Given instruction: Give every line of the data again, unchanged, but with no pictures.

Collected data:
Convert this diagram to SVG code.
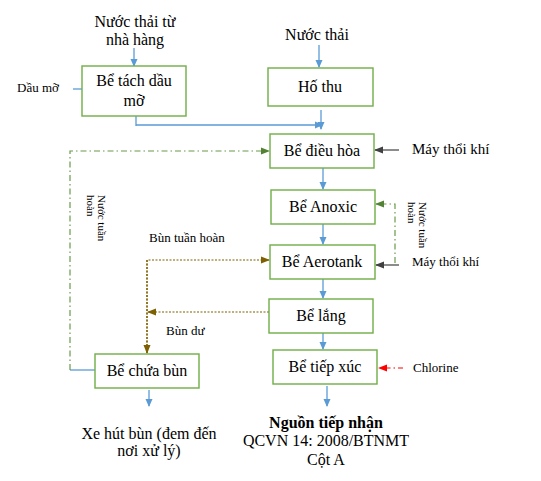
<svg xmlns="http://www.w3.org/2000/svg" width="541" height="481" viewBox="0 0 541 481">
<defs>
<style>
.box{fill:#fff;stroke:#70ad47;stroke-width:1.4}
.t{font-family:"Liberation Serif","Times New Roman",serif;font-size:16px;fill:#000}
.s{font-family:"Liberation Serif","Times New Roman",serif;font-size:13px;fill:#000}
.v{font-family:"Liberation Serif","Times New Roman",serif;font-size:11px;fill:#000}
.b{stroke:#5b9bd5;stroke-width:1.3;fill:none}
.g{stroke:#6a9a4a;stroke-width:1.2;fill:none;stroke-dasharray:6 3 1.5 3}
.br{stroke:#7f6000;stroke-width:1.2;fill:none;stroke-dasharray:2 1.5}
.k{stroke:#404040;stroke-width:1.2;fill:none}
.r{stroke:#ff0000;stroke-width:1.2;fill:none;stroke-dasharray:5 3 1.5 3}
</style>
<marker id="ab" markerWidth="8" markerHeight="8" refX="7" refY="4" orient="auto" markerUnits="userSpaceOnUse"><path d="M0,0.5 L8,4 L0,7.5 z" fill="#5b9bd5"/></marker>
<marker id="ag" markerWidth="9" markerHeight="8" refX="8" refY="4" orient="auto" markerUnits="userSpaceOnUse"><path d="M0,0.5 L9,4 L0,7.5 z" fill="#548235"/></marker>
<marker id="abr" markerWidth="9" markerHeight="8" refX="8" refY="4" orient="auto" markerUnits="userSpaceOnUse"><path d="M0,0.5 L9,4 L0,7.5 z" fill="#7f6000"/></marker>
<marker id="ak" markerWidth="9" markerHeight="8" refX="8" refY="4" orient="auto" markerUnits="userSpaceOnUse"><path d="M0,0.5 L9,4 L0,7.5 z" fill="#404040"/></marker>
<marker id="ar" markerWidth="9" markerHeight="8" refX="8" refY="4" orient="auto" markerUnits="userSpaceOnUse"><path d="M0,0.5 L9,4 L0,7.5 z" fill="#ff0000"/></marker>
</defs>
<rect width="541" height="481" fill="#fff"/>
<g id="connectors">
<path class="b" d="M134,48 V66" marker-end="url(#ab)"/>
<path class="b" d="M319,45 V67" marker-end="url(#ab)"/>
<path class="b" d="M321,110 V129" marker-end="url(#ab)"/>
<path class="b" d="M136,116 V126 M136,125 H322" marker-end="url(#ab)"/>
<path class="b" d="M73,89 H82"/>
<path class="b" d="M323,168 V189" marker-end="url(#ab)"/>
<path class="b" d="M323,224 V244" marker-end="url(#ab)"/>
<path class="b" d="M323,279 V298" marker-end="url(#ab)"/>
<path class="b" d="M323,333 V349" marker-end="url(#ab)"/>
<path class="b" d="M327,386 V406" marker-end="url(#ab)"/>
<path class="b" d="M149,390 V406" marker-end="url(#ab)"/>
<path class="b" d="M70,370 H95"/>
<path class="g" d="M70,370 V151 H269" marker-end="url(#ag)"/>
<path class="g" d="M395,263 V204 H376" marker-end="url(#ag)"/>
<path class="br" d="M147,353 V260 H269" marker-end="url(#abr)"/>
<path class="br" d="M147,260 V353" marker-end="url(#abr)"/>
<path class="br" d="M269,312 H148" marker-end="url(#abr)"/>
<path class="k" d="M399,150 H375" marker-end="url(#ak)"/>
<path class="k" d="M399,265 H376" marker-end="url(#ak)"/>
<path class="r" d="M403,368 H379" marker-end="url(#ar)"/>
</g>
<g id="n-tachdau"><rect class="box" x="82" y="66" width="104" height="50"/><text class="t" x="134" y="86" text-anchor="middle">Bể tách dầu</text><text class="t" x="134" y="106" text-anchor="middle">mỡ</text></g>
<g id="n-hothu"><rect class="box" x="268" y="68" width="105" height="38"/><text class="t" x="320" y="92" text-anchor="middle">Hố thu</text></g>
<g id="n-dieuhoa"><rect class="box" x="270" y="134" width="104" height="34"/><text class="t" x="322" y="156" text-anchor="middle">Bể điều hòa</text></g>
<g id="n-anoxic"><rect class="box" x="271" y="190" width="104" height="34"/><text class="t" x="323" y="212" text-anchor="middle">Bể Anoxic</text></g>
<g id="n-aerotank"><rect class="box" x="270" y="245" width="105" height="34"/><text class="t" x="322" y="267" text-anchor="middle">Bể Aerotank</text></g>
<g id="n-lang"><rect class="box" x="269" y="299" width="104" height="34"/><text class="t" x="321" y="321" text-anchor="middle">Bể lắng</text></g>
<g id="n-tiepxuc"><rect class="box" x="273" y="350" width="104" height="34"/><text class="t" x="325" y="372" text-anchor="middle">Bể tiếp xúc</text></g>
<g id="n-chuabun"><rect class="box" x="95" y="354" width="104" height="34"/><text class="t" x="147" y="376" text-anchor="middle">Bể chứa bùn</text></g>
<g id="labels">
<text class="t" x="135" y="27" text-anchor="middle">Nước thải từ</text>
<text class="t" x="135" y="45" text-anchor="middle">nhà hàng</text>
<text class="t" x="317" y="40" text-anchor="middle">Nước thải</text>
<text class="s" x="17" y="92">Dầu mỡ</text>
<text class="t" x="412" y="154" style="font-size:15px">Máy thổi khí</text>
<text class="s" x="412" y="266">Máy thổi khí</text>
<text class="s" x="149" y="242">Bùn tuần hoàn</text>
<text class="s" x="166" y="335">Bùn dư</text>
<text class="s" x="413" y="372">Chlorine</text>
<text class="v" transform="translate(98,195) rotate(90)">Nước tuần</text>
<text class="v" transform="translate(87,195) rotate(90)">hoàn</text>
<text class="v" transform="translate(419,202) rotate(90)">Nước tuần</text>
<text class="v" transform="translate(408,202) rotate(90)">hoàn</text>
<text class="t" x="149" y="439" text-anchor="middle">Xe hút bùn (đem đến</text>
<text class="t" x="149" y="456" text-anchor="middle">nơi xử lý)</text>
<text class="t" x="326" y="428" text-anchor="middle" font-weight="bold">Nguồn tiếp nhận</text>
<text class="t" x="326" y="446" text-anchor="middle">QCVN 14: 2008/BTNMT</text>
<text class="t" x="326" y="465" text-anchor="middle">Cột A</text>
</g>
</svg>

Answer to the problem:
Convert this diagram to SVG code.
<svg xmlns="http://www.w3.org/2000/svg" width="541" height="481" viewBox="0 0 541 481">
<defs>
<style>
.box{fill:#fff;stroke:#70ad47;stroke-width:1.4}
.t{font-family:"Liberation Serif","Times New Roman",serif;font-size:16px;fill:#000}
.s{font-family:"Liberation Serif","Times New Roman",serif;font-size:13px;fill:#000}
.v{font-family:"Liberation Serif","Times New Roman",serif;font-size:11px;fill:#000}
.b{stroke:#5b9bd5;stroke-width:1.3;fill:none}
.g{stroke:#6a9a4a;stroke-width:1.2;fill:none;stroke-dasharray:6 3 1.5 3}
.br{stroke:#7f6000;stroke-width:1.2;fill:none;stroke-dasharray:2 1.5}
.k{stroke:#404040;stroke-width:1.2;fill:none}
.r{stroke:#ff0000;stroke-width:1.2;fill:none;stroke-dasharray:5 3 1.5 3}
</style>
<marker id="ab" markerWidth="8" markerHeight="8" refX="7" refY="4" orient="auto" markerUnits="userSpaceOnUse"><path d="M0,0.5 L8,4 L0,7.5 z" fill="#5b9bd5"/></marker>
<marker id="ag" markerWidth="9" markerHeight="8" refX="8" refY="4" orient="auto" markerUnits="userSpaceOnUse"><path d="M0,0.5 L9,4 L0,7.5 z" fill="#548235"/></marker>
<marker id="abr" markerWidth="9" markerHeight="8" refX="8" refY="4" orient="auto" markerUnits="userSpaceOnUse"><path d="M0,0.5 L9,4 L0,7.5 z" fill="#7f6000"/></marker>
<marker id="ak" markerWidth="9" markerHeight="8" refX="8" refY="4" orient="auto" markerUnits="userSpaceOnUse"><path d="M0,0.5 L9,4 L0,7.5 z" fill="#404040"/></marker>
<marker id="ar" markerWidth="9" markerHeight="8" refX="8" refY="4" orient="auto" markerUnits="userSpaceOnUse"><path d="M0,0.5 L9,4 L0,7.5 z" fill="#ff0000"/></marker>
</defs>
<rect width="541" height="481" fill="#fff"/>
<g id="connectors">
<path class="b" d="M134,48 V66" marker-end="url(#ab)"/>
<path class="b" d="M319,45 V67" marker-end="url(#ab)"/>
<path class="b" d="M321,110 V129" marker-end="url(#ab)"/>
<path class="b" d="M136,116 V126 M136,125 H322" marker-end="url(#ab)"/>
<path class="b" d="M73,89 H82"/>
<path class="b" d="M323,168 V189" marker-end="url(#ab)"/>
<path class="b" d="M323,224 V244" marker-end="url(#ab)"/>
<path class="b" d="M323,279 V298" marker-end="url(#ab)"/>
<path class="b" d="M323,333 V349" marker-end="url(#ab)"/>
<path class="b" d="M327,386 V406" marker-end="url(#ab)"/>
<path class="b" d="M149,390 V406" marker-end="url(#ab)"/>
<path class="b" d="M70,370 H95"/>
<path class="g" d="M70,370 V151 H269" marker-end="url(#ag)"/>
<path class="g" d="M395,263 V204 H376" marker-end="url(#ag)"/>
<path class="br" d="M147,353 V260 H269" marker-end="url(#abr)"/>
<path class="br" d="M147,260 V353" marker-end="url(#abr)"/>
<path class="br" d="M269,312 H148" marker-end="url(#abr)"/>
<path class="k" d="M399,150 H375" marker-end="url(#ak)"/>
<path class="k" d="M399,265 H376" marker-end="url(#ak)"/>
<path class="r" d="M403,368 H379" marker-end="url(#ar)"/>
</g>
<g id="n-tachdau"><rect class="box" x="82" y="66" width="104" height="50"/><text class="t" x="134" y="86" text-anchor="middle">Bể tách dầu</text><text class="t" x="134" y="106" text-anchor="middle">mỡ</text></g>
<g id="n-hothu"><rect class="box" x="268" y="68" width="105" height="38"/><text class="t" x="320" y="92" text-anchor="middle">Hố thu</text></g>
<g id="n-dieuhoa"><rect class="box" x="270" y="134" width="104" height="34"/><text class="t" x="322" y="156" text-anchor="middle">Bể điều hòa</text></g>
<g id="n-anoxic"><rect class="box" x="271" y="190" width="104" height="34"/><text class="t" x="323" y="212" text-anchor="middle">Bể Anoxic</text></g>
<g id="n-aerotank"><rect class="box" x="270" y="245" width="105" height="34"/><text class="t" x="322" y="267" text-anchor="middle">Bể Aerotank</text></g>
<g id="n-lang"><rect class="box" x="269" y="299" width="104" height="34"/><text class="t" x="321" y="321" text-anchor="middle">Bể lắng</text></g>
<g id="n-tiepxuc"><rect class="box" x="273" y="350" width="104" height="34"/><text class="t" x="325" y="372" text-anchor="middle">Bể tiếp xúc</text></g>
<g id="n-chuabun"><rect class="box" x="95" y="354" width="104" height="34"/><text class="t" x="147" y="376" text-anchor="middle">Bể chứa bùn</text></g>
<g id="labels">
<text class="t" x="135" y="27" text-anchor="middle">Nước thải từ</text>
<text class="t" x="135" y="45" text-anchor="middle">nhà hàng</text>
<text class="t" x="317" y="40" text-anchor="middle">Nước thải</text>
<text class="s" x="17" y="92">Dầu mỡ</text>
<text class="t" x="412" y="154" style="font-size:15px">Máy thổi khí</text>
<text class="s" x="412" y="266">Máy thổi khí</text>
<text class="s" x="149" y="242">Bùn tuần hoàn</text>
<text class="s" x="166" y="335">Bùn dư</text>
<text class="s" x="413" y="372">Chlorine</text>
<text class="v" transform="translate(98,195) rotate(90)">Nước tuần</text>
<text class="v" transform="translate(87,195) rotate(90)">hoàn</text>
<text class="v" transform="translate(419,202) rotate(90)">Nước tuần</text>
<text class="v" transform="translate(408,202) rotate(90)">hoàn</text>
<text class="t" x="149" y="439" text-anchor="middle">Xe hút bùn (đem đến</text>
<text class="t" x="149" y="456" text-anchor="middle">nơi xử lý)</text>
<text class="t" x="326" y="428" text-anchor="middle" font-weight="bold">Nguồn tiếp nhận</text>
<text class="t" x="326" y="446" text-anchor="middle">QCVN 14: 2008/BTNMT</text>
<text class="t" x="326" y="465" text-anchor="middle">Cột A</text>
</g>
</svg>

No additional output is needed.